The brand entered the U.S. market in 1994, through an agent; began its U.S. company in California in 1995; and eventually grew to over 400 retailers. However, its image and distribution were “all over the place—Who is the brand? Who is the customer?—with too many doors, and not always the right partner or place,” says Shinske. “So, there will be tremendous changes in distribution,” shrinking to 150 outlets by 2009. “We want to ensure the retailer’s vision, store and customers, match our vision for the brand,” says Fran Pennella, director of marketing and public relations of Maurice Lacroix’s North American operations.

Changing prices. Maurice Lacroix’s pricing is also changing, as it moves into higher strata of luxury watches. “The product was undervalued,” Shinske notes. Its average retail range was $800 to $4,000, but “we’re moving quickly to $3,000 to $8,000.” The new Masterpiece collection retails for $5,000 to $15,000, Pontos for $2,500 to $6,000, and quartz watches for $1,000 to $3,000.

To promote its watches and new image, and raise its U.S. profile, Maurice Lacroix North America has a new ad campaign (part of the brand’s global repositioning), featuring a new logo; a new tagline (“More than meets the eye”), and ads starring its timepieces. The campaign begins this holiday season, its first in a while, running in trade and upscale consumer magazines. (There’re also new point-of-sale displays, a new website and talks about possible celebrity endorsements.)

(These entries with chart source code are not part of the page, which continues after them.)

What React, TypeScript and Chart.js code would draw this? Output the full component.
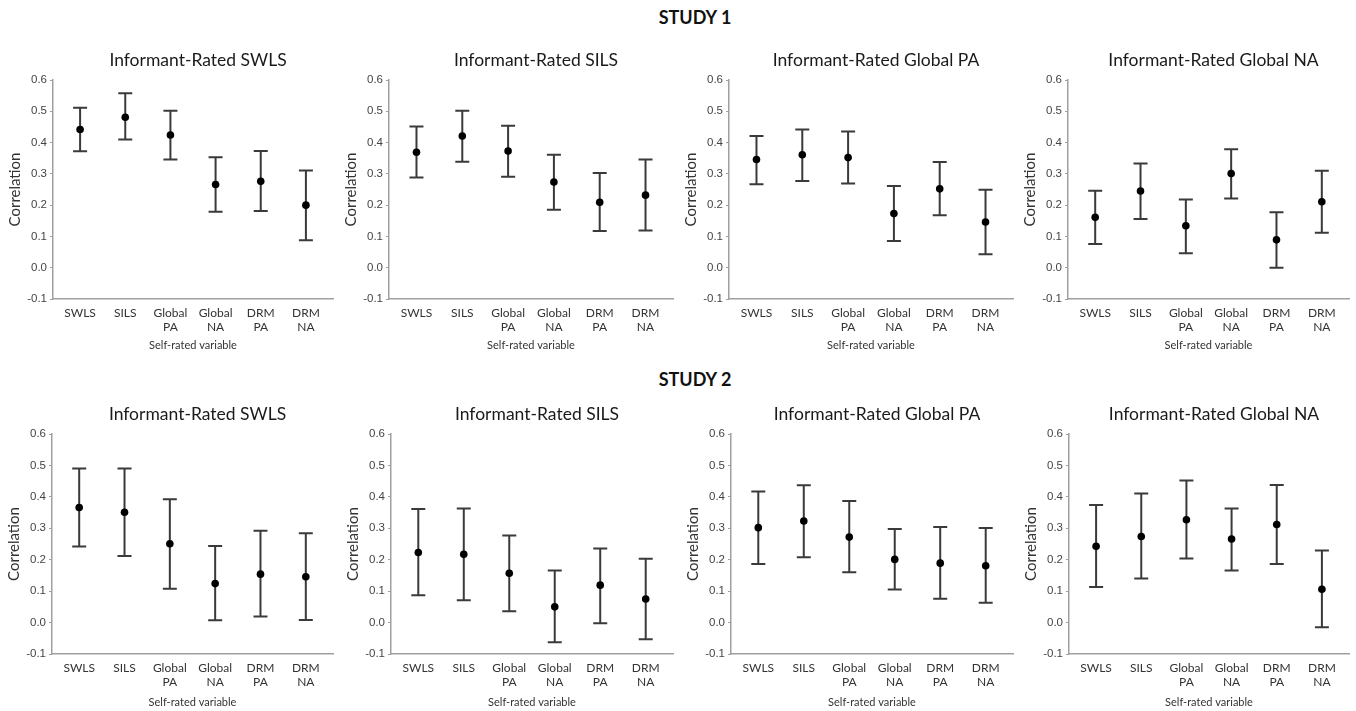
import React, { useEffect, useRef } from "react";
import { Chart, registerables } from "chart.js";

Chart.register(...registerables);

// ---------- data ----------
const categories: string[][] = [["SWLS"], ["SILS"], ["Global", "PA"], ["Global", "NA"], ["DRM", "PA"], ["DRM", "NA"]];
const studyTitles = ["STUDY 1", "STUDY 2"];
const panelTitles = ["Informant-Rated SWLS", "Informant-Rated SILS", "Informant-Rated Global PA", "Informant-Rated Global NA"];
const yAxisTitle = "Correlation";
const xAxisTitle = "Self-rated variable";
const yMin = -0.1;
const yMax = 0.6;
const yStep = 0.1;

// Study 1
const s1SwlsR = [0.442, 0.481, 0.424, 0.266, 0.276, 0.2];
const s1SwlsLo = [0.372, 0.41, 0.346, 0.179, 0.181, 0.088];
const s1SwlsHi = [0.511, 0.558, 0.502, 0.353, 0.373, 0.311];

const s1SilsR = [0.369, 0.421, 0.373, 0.274, 0.209, 0.232];
const s1SilsLo = [0.288, 0.339, 0.291, 0.185, 0.117, 0.119];
const s1SilsHi = [0.451, 0.502, 0.454, 0.361, 0.303, 0.346];

const s1PaR = [0.346, 0.361, 0.352, 0.173, 0.252, 0.146];
const s1PaLo = [0.267, 0.277, 0.269, 0.085, 0.168, 0.043];
const s1PaHi = [0.421, 0.442, 0.435, 0.261, 0.338, 0.249];

const s1NaR = [0.161, 0.245, 0.134, 0.301, 0.089, 0.211];
const s1NaLo = [0.076, 0.156, 0.046, 0.221, 0.0, 0.112];
const s1NaHi = [0.246, 0.333, 0.218, 0.379, 0.177, 0.31];

// Study 2
const s2SwlsR = [0.366, 0.351, 0.251, 0.124, 0.154, 0.146];
const s2SwlsLo = [0.242, 0.212, 0.108, 0.007, 0.019, 0.008];
const s2SwlsHi = [0.49, 0.49, 0.392, 0.244, 0.292, 0.284];

const s2SilsR = [0.223, 0.217, 0.157, 0.05, 0.119, 0.075];
const s2SilsLo = [0.087, 0.071, 0.036, -0.063, -0.002, -0.053];
const s2SilsHi = [0.361, 0.363, 0.277, 0.166, 0.236, 0.203];

const s2PaR = [0.302, 0.323, 0.272, 0.201, 0.189, 0.181];
const s2PaLo = [0.186, 0.208, 0.16, 0.105, 0.076, 0.063];
const s2PaHi = [0.417, 0.437, 0.387, 0.298, 0.304, 0.301];

const s2NaR = [0.243, 0.274, 0.327, 0.266, 0.312, 0.106];
const s2NaLo = [0.113, 0.14, 0.204, 0.166, 0.186, -0.015];
const s2NaHi = [0.374, 0.411, 0.452, 0.363, 0.438, 0.229];

const study1 = [
  [s1SwlsR, s1SwlsLo, s1SwlsHi],
  [s1SilsR, s1SilsLo, s1SilsHi],
  [s1PaR, s1PaLo, s1PaHi],
  [s1NaR, s1NaLo, s1NaHi],
];
const study2 = [
  [s2SwlsR, s2SwlsLo, s2SwlsHi],
  [s2SilsR, s2SilsLo, s2SilsHi],
  [s2PaR, s2PaLo, s2PaHi],
  [s2NaR, s2NaLo, s2NaHi],
];

// ---------- layout ----------
const Y_AXIS_W = 53;
const PAD_R = 5;
const TITLE_SHIFT = 5;
const rows = [
  { top: 38, height: 318, xScaleH: 57, titlePadBottom: 4, axisLefts: [53, 389, 729, 1068], axisRights: [333, 673, 1013, 1349], headingTop: 6 },
  { top: 392, height: 319, xScaleH: 57, titlePadBottom: 2, axisLefts: [52, 391, 731, 1069], axisRights: [333, 673, 1013, 1349], headingTop: 368 },
];

const TITLE_FONT = "Lato, 'Open Sans', sans-serif";
const TICK_FONT = "'Liberation Sans', Arial, sans-serif";
const AXIS_COLOR = "#a0a0a0";

const errorBarPlugin = {
  id: "errorBars",
  afterLayout(chart: any) {
    const tb = chart.titleBlock;
    if (tb) {
      tb.left += TITLE_SHIFT;
      tb.right += TITLE_SHIFT;
    }
  },
  beforeDatasetsDraw(chart: any, _args: any, opts: any) {
    const { ctx } = chart;
    const x = chart.scales.x;
    const y = chart.scales.y;
    const lo: number[] = opts.lo || [];
    const hi: number[] = opts.hi || [];
    ctx.save();
    ctx.strokeStyle = opts.color || "#333";
    ctx.lineWidth = opts.width || 2;
    ctx.lineCap = "butt";
    const cap = opts.cap || 7;
    lo.forEach((l, i) => {
      const px = x.getPixelForValue(i);
      const pl = y.getPixelForValue(l);
      const ph = y.getPixelForValue(hi[i]);
      ctx.beginPath();
      ctx.moveTo(px, pl);
      ctx.lineTo(px, ph);
      ctx.moveTo(px - cap, pl);
      ctx.lineTo(px + cap, pl);
      ctx.moveTo(px - cap, ph);
      ctx.lineTo(px + cap, ph);
      ctx.stroke();
    });
    ctx.restore();
  },
};

function Panel(props: {
  left: number;
  top: number;
  width: number;
  height: number;
  title: string;
  r: number[];
  lo: number[];
  hi: number[];
  xScaleH: number;
  titlePadBottom: number;
}) {
  const ref = useRef<HTMLCanvasElement | null>(null);
  useEffect(() => {
    if (!ref.current) return;
    const chart = new Chart(ref.current, {
      type: "scatter",
      data: {
        datasets: [
          {
            data: props.r.map((v, i) => ({ x: i, y: v })),
            backgroundColor: "#000",
            borderColor: "#000",
            pointRadius: 3.8,
            pointHoverRadius: 3.8,
            borderWidth: 0,
          },
        ],
      },
      options: {
        responsive: false,
        animation: false,
        events: [],
        layout: { padding: { left: 0, right: PAD_R, top: 0, bottom: 0 } },
        plugins: {
          legend: { display: false },
          tooltip: { enabled: false },
          title: {
            display: true,
            text: props.title,
            fullSize: false,
            color: "#1a1a1a",
            font: { family: TITLE_FONT, size: 17.5, weight: "normal" },
            padding: { top: 12, bottom: 9 },
          },
          errorBars: { lo: props.lo, hi: props.hi, color: "#3a3a3a", width: 2, cap: 7 },
        } as any,
        scales: {
          x: {
            type: "linear",
            min: -0.6,
            max: 5.6,
            afterBuildTicks: (scale: any) => {
              scale.ticks = categories.map((_, i) => ({ value: i }));
            },
            afterFit: (scale: any) => {
              scale.height = props.xScaleH;
            },
            grid: { display: false, drawTicks: false, tickLength: 0 },
            border: { display: true, color: AXIS_COLOR, width: 1.5 },
            ticks: {
              autoSkip: false,
              maxRotation: 0,
              padding: 7,
              color: "#333",
              font: { family: TITLE_FONT, size: 12, lineHeight: 1.15 },
              callback: (v: any) => categories[Math.round(Number(v))] ?? "",
            },
            title: {
              display: true,
              text: xAxisTitle,
              color: "#333",
              font: { family: TITLE_FONT, size: 11 },
              padding: { top: 4, bottom: props.titlePadBottom },
            },
          },
          y: {
            type: "linear",
            min: yMin,
            max: yMax,
            afterFit: (scale: any) => {
              scale.width = Y_AXIS_W;
            },
            grid: { drawOnChartArea: false, drawTicks: true, tickLength: 3, color: AXIS_COLOR, lineWidth: 1 },
            border: { display: true, color: AXIS_COLOR, width: 1.5 },
            ticks: {
              stepSize: yStep,
              padding: 3,
              color: "#444",
              font: { family: TICK_FONT, size: 11.5 },
              callback: (v: any) => {
                const n = Number(v);
                return (Math.abs(n) < 1e-9 ? 0 : n).toFixed(1);
              },
            },
            title: {
              display: true,
              text: yAxisTitle,
              color: "#333",
              font: { family: TITLE_FONT, size: 15 },
              padding: { top: 6, bottom: 0 },
            },
          },
        },
      },
      plugins: [errorBarPlugin as any],
    });
    return () => chart.destroy();
  }, []);
  return (
    <canvas
      ref={ref}
      width={props.width}
      height={props.height}
      style={{ position: "absolute", left: props.left, top: props.top, width: props.width, height: props.height }}
    />
  );
}

export default function App() {
  const studies = [study1, study2];
  return (
    <div style={{ position: "fixed", left: 0, top: 0, width: 1356, height: 711, overflow: "hidden", background: "#fff" }}>
      {rows.map((row, ri) => (
        <React.Fragment key={ri}>
          <div
            style={{
              position: "absolute",
              left: 595,
              width: 200,
              top: row.headingTop,
              textAlign: "center",
              fontFamily: TITLE_FONT,
              fontWeight: 700,
              fontSize: 18,
              lineHeight: "22px",
              color: "#111",
            }}
          >
            {studyTitles[ri]}
          </div>
          {studies[ri].map((d, pi) => {
            const left = row.axisLefts[pi] - Y_AXIS_W;
            const width = row.axisRights[pi] - left + PAD_R;
            return (
              <Panel
                key={pi}
                left={left}
                top={row.top}
                width={width}
                height={row.height}
                title={panelTitles[pi]}
                r={d[0]}
                lo={d[1]}
                hi={d[2]}
                xScaleH={row.xScaleH}
                titlePadBottom={row.titlePadBottom}
              />
            );
          })}
        </React.Fragment>
      ))}
    </div>
  );
}
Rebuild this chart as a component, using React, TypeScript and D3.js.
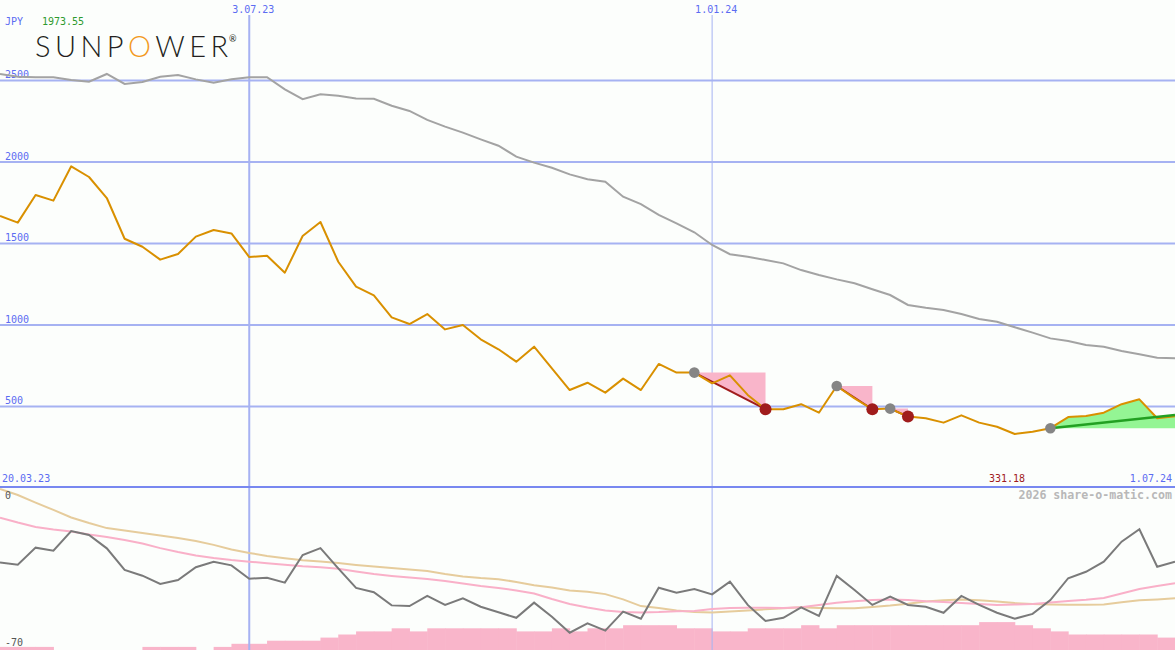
import React from "react";
import * as d3 from "d3";

// ---------- data (weekly, Mondays 27.03.23 .. 1.07.24) ----------
const startDate = new Date(2023, 2, 27);
const endDate = new Date(2024, 6, 2);
const weeks: Date[] = d3.timeMonday.range(startDate, endDate);

const price = [1669, 1628, 1798, 1763, 1973.55, 1908, 1779, 1529, 1480, 1401, 1436, 1542, 1583, 1562, 1417, 1425, 1321, 1546, 1632, 1388, 1235, 1182, 1047, 1006, 1067, 973, 1000, 912, 851, 775, 867, 734, 601, 646, 585, 671, 601, 761, 708, 708, 642, 691, 571, 483, 483, 514, 462, 626, 550, 483, 487, 438, 428, 401, 446, 401, 376, 331.18, 345, 367, 435, 442, 462, 514, 544, 428, 440];

const avgLong = [2540, 2523, 2520, 2520, 2503, 2493, 2540, 2479, 2491, 2523, 2534, 2507, 2487, 2507, 2520, 2520, 2446, 2385, 2415, 2407, 2390, 2388, 2345, 2313, 2258, 2217, 2180, 2139, 2100, 2033, 1996, 1965, 1924, 1894, 1879, 1787, 1742, 1675, 1624, 1569, 1491, 1434, 1419, 1399, 1378, 1337, 1307, 1280, 1256, 1219, 1184, 1123, 1106, 1092, 1067, 1037, 1020, 986, 953, 918, 902, 877, 867, 840, 820, 799, 796];

const oscFast = [-32.0, -32.9, -25.5, -26.8, -18.3, -20.0, -25.8, -35.2, -37.7, -41.3, -39.6, -34.0, -31.6, -33.2, -39.0, -38.6, -40.7, -28.7, -25.7, -34.5, -43.0, -44.9, -50.6, -50.9, -46.5, -50.4, -47.5, -51.2, -53.6, -56.0, -49.4, -55.5, -62.5, -58.4, -61.6, -53.3, -56.4, -42.9, -45.1, -43.5, -45.8, -40.3, -50.4, -57.4, -56.0, -51.5, -55.2, -37.8, -43.9, -50.4, -46.8, -50.4, -51.2, -53.8, -46.5, -50.4, -53.8, -56.4, -54.3, -48.3, -38.8, -36.0, -31.6, -22.9, -17.5, -33.8, -31.6];

const oscMid = [-12.5, -14.6, -16.5, -17.6, -18.5, -19.8, -20.9, -22.2, -23.7, -25.7, -27.4, -28.9, -30.0, -30.9, -31.6, -32.3, -32.9, -33.6, -34.0, -34.7, -35.9, -37.0, -37.8, -38.5, -39.1, -40.0, -41.1, -42.2, -43.0, -44.1, -45.4, -47.8, -50.0, -51.5, -52.8, -53.5, -53.7, -53.5, -53.1, -53.0, -52.2, -51.7, -51.6, -51.6, -51.7, -51.4, -50.4, -49.5, -48.8, -48.3, -48.0, -48.3, -48.8, -49.1, -49.6, -50.0, -50.4, -50.2, -50.0, -49.4, -48.7, -48.2, -47.4, -45.4, -43.5, -42.2, -41.0];

const oscSlow = [0, -2.6, -5.9, -9.1, -12.4, -14.8, -17.0, -18.0, -19.1, -20.2, -21.3, -22.6, -24.3, -26.3, -27.8, -29.1, -30.1, -31.0, -31.5, -32.2, -33.0, -33.7, -34.3, -35.0, -35.7, -37.0, -38.0, -38.7, -39.2, -40.4, -41.8, -42.8, -44.1, -44.7, -45.7, -48.0, -50.9, -51.7, -52.8, -53.5, -53.7, -53.3, -52.8, -52.3, -51.8, -51.4, -51.7, -51.9, -51.9, -51.3, -50.7, -49.9, -48.9, -48.4, -48.0, -48.4, -48.9, -49.6, -50.0, -50.2, -50.3, -50.3, -50.2, -49.2, -48.4, -48.0, -47.5];

const volumeLevel = [1, 1, 1, 0, 0, 0, 0, 0, 1, 1, 1, 0, 1, 2, 2, 3, 3, 3, 4, 5, 6, 6, 7, 6, 7, 7, 7, 7, 7, 6, 6, 7, 6, 7, 7, 8, 8, 8, 7, 7, 6, 6, 7, 7, 7, 8, 7, 8, 8, 8, 8, 8, 8, 8, 8, 9, 9, 8, 7, 6, 5, 5, 5, 5, 5, 4, 4];

// trade signals (indices into weeks)
const lossTrades = [
  { entry: 39, exit: 43 },
  { entry: 47, exit: 49 },
  { entry: 50, exit: 51 },
];
const openTrade = { entry: 59, last: 66, trendEnd: 448 };

const priceTicks = [500, 1000, 1500, 2000, 2500];
const dateMarks = [
  { date: new Date(2023, 6, 3), label: "3.07.23", w: 2 },
  { date: new Date(2024, 0, 1), label: "1.01.24", w: 1 },
];
const firstDateLabel = "20.03.23";
const lastDateLabel = "1.07.24";
const currency = "JPY";
const maxLabel = "1973.55";
const minLabel = "331.18";

// ---------- layout ----------
const W = 1175;
const H = 650;
const MONO = "'DejaVu Sans Mono', monospace";
const BLUE = "#5b6cf2";
const GRID = "#a6b2f2";

export default function App() {
  const x = d3.scaleTime().domain([weeks[0], weeks[weeks.length - 1]]).range([0, W]);
  const y = d3.scaleLinear().domain([0, 2500]).range([488, 80.5]);
  const yo = d3.scaleLinear().domain([-70, 0]).range([650, 489]);
  const yv = d3.scaleLinear().domain([0, 10]).range([650, 619]);

  const xi = (i: number) => x(weeks[i]);
  const priceLine = d3.line<number>().x((_, i) => xi(i)).y((d) => y(d));
  const oscLine = d3.line<number>().x((_, i) => xi(i)).y((d) => yo(d));

  const barW = xi(1) - xi(0);

  // open trade green area: between entry level and price line
  const e = openTrade.entry;
  const areaIdx = d3.range(e, openTrade.last + 1);
  const greenArea = d3
    .area<number>()
    .x((i) => xi(i))
    .y0(() => y(price[e]))
    .y1((i) => y(price[i]))(areaIdx);

  return (
    <div style={{ position: "absolute", left: 0, top: 0 }}>
      <svg width={W} height={H} style={{ display: "block" }} fontFamily={MONO}>
        <rect x={0} y={0} width={W} height={H} fill="#fcfefc" />

        {/* volume-like bars */}
        {volumeLevel.map((v, i) =>
          v > 0 ? (
            <rect key={"b" + i} x={xi(i)} y={yv(v)} width={barW + 0.5} height={yv(0) - yv(v)} fill="#f9b5ca" />
          ) : null
        )}

        {/* horizontal grid */}
        {priceTicks.map((t) => (
          <g key={"g" + t}>
            <line x1={0} x2={W} y1={y(t)} y2={y(t)} stroke={GRID} strokeWidth={2} />
            <text x={5} y={y(t) - 2.5} fontSize={10} fill={BLUE}>{t}</text>
          </g>
        ))}

        {/* vertical date lines */}
        {dateMarks.map((m) => (
          <g key={m.label}>
            <line x1={x(m.date)} x2={x(m.date)} y1={15} y2={H} stroke={GRID} strokeWidth={m.w} />
            <text x={x(m.date) - 17} y={12.5} fontSize={10} fill={BLUE}>{m.label}</text>
          </g>
        ))}

        {/* axis separator */}
        <line x1={0} x2={W} y1={487} y2={487} stroke="#7888f0" strokeWidth={2} />

        {/* long average */}
        <path d={priceLine(avgLong) || ""} fill="none" stroke="#a3a3a3" strokeWidth={2} />

        {/* losing trades */}
        {lossTrades.map((t, k) => {
          const x0 = xi(t.entry), x1 = xi(t.exit);
          const y0 = y(price[t.entry]), y1 = y(price[t.exit]);
          return (
            <g key={"l" + k}>
              <polygon points={`${x0},${y0} ${x1},${y0} ${x1},${y1}`} fill="#f9b5ca" />
              <line x1={x0} y1={y0} x2={x1} y2={y1} stroke="#a01c1c" strokeWidth={2} />
            </g>
          );
        })}

        {/* open trade */}
        <path d={greenArea || ""} fill="#94f594" />

        {/* price */}
        <path d={priceLine(price) || ""} fill="none" stroke="#d99000" strokeWidth={2} strokeLinejoin="round" />

        <line
          x1={xi(e)}
          y1={y(price[e])}
          x2={xi(openTrade.last)}
          y2={y(openTrade.trendEnd)}
          stroke="#22a022"
          strokeWidth={2.5}
        />

        {/* markers */}
        {lossTrades.map((t, k) => (
          <g key={"m" + k}>
            <circle cx={xi(t.entry)} cy={y(price[t.entry])} r={5.3} fill="#858585" />
            <circle cx={xi(t.exit)} cy={y(price[t.exit])} r={6} fill="#a01c1c" />
          </g>
        ))}
        <circle cx={xi(e)} cy={y(price[e])} r={5.3} fill="#858585" />

        {/* oscillator panel */}
        <path d={oscLine(oscSlow) || ""} fill="none" stroke="#e6cc9c" strokeWidth={2} />
        <path d={oscLine(oscMid) || ""} fill="none" stroke="#f9b0c8" strokeWidth={2} />
        <path d={oscLine(oscFast) || ""} fill="none" stroke="#7a7a7a" strokeWidth={2} />
        <text x={5} y={499} fontSize={10} fill="#555">0</text>
        <text x={5} y={646} fontSize={10} fill="#555">-70</text>

        {/* header texts */}
        <text x={5} y={25} fontSize={10} fill={BLUE}>{currency}</text>
        <text x={42} y={25} fontSize={10} fill="#2e9a2e">{maxLabel}</text>

        {/* logo */}
        <text
          x={35}
          y={57}
          fontFamily="Lato, 'Open Sans', sans-serif"
          fontWeight={300}
          fontSize={29}
          fill="#231f20"
          textLength={193}
          lengthAdjust="spacing"
        >
          SUNP<tspan fill="#f39a1e">O</tspan>WER
        </text>
        <text x={229} y={42} fontFamily="Lato, sans-serif" fontSize={9} fill="#231f20">®</text>

        {/* bottom labels */}
        <text x={2} y={482} fontSize={10} fill={BLUE}>{firstDateLabel}</text>
        <text x={989} y={482} fontSize={10} fill="#a01c1c">{minLabel}</text>
        <text x={1172} y={482} fontSize={10} fill={BLUE} textAnchor="end">{lastDateLabel}</text>
        <text x={1172} y={499} fontSize={11.6} fontWeight="bold" fill="#b8b8b8" textAnchor="end">
          2026 share-o-matic.com
        </text>
      </svg>
    </div>
  );
}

One of the biggest U.S. changes was moving headquarters from California to Hackensack, N.J. (with facilities for shipping, receiving, and after-sales service). The new headquarters ‘DBA’ name is Maurice Lacroix North America (covering the United States, Caribbean, and Canada). However, its legal name—Desco Luxury Americas—draws on its parent firm (Desco von Schulthess AG), and anticipates future business in Latin America, and possibly other luxury products.

For now, though, says Shinske, she and her team are concentrating on “relaunching the brand in the U.S. market and making it number one.”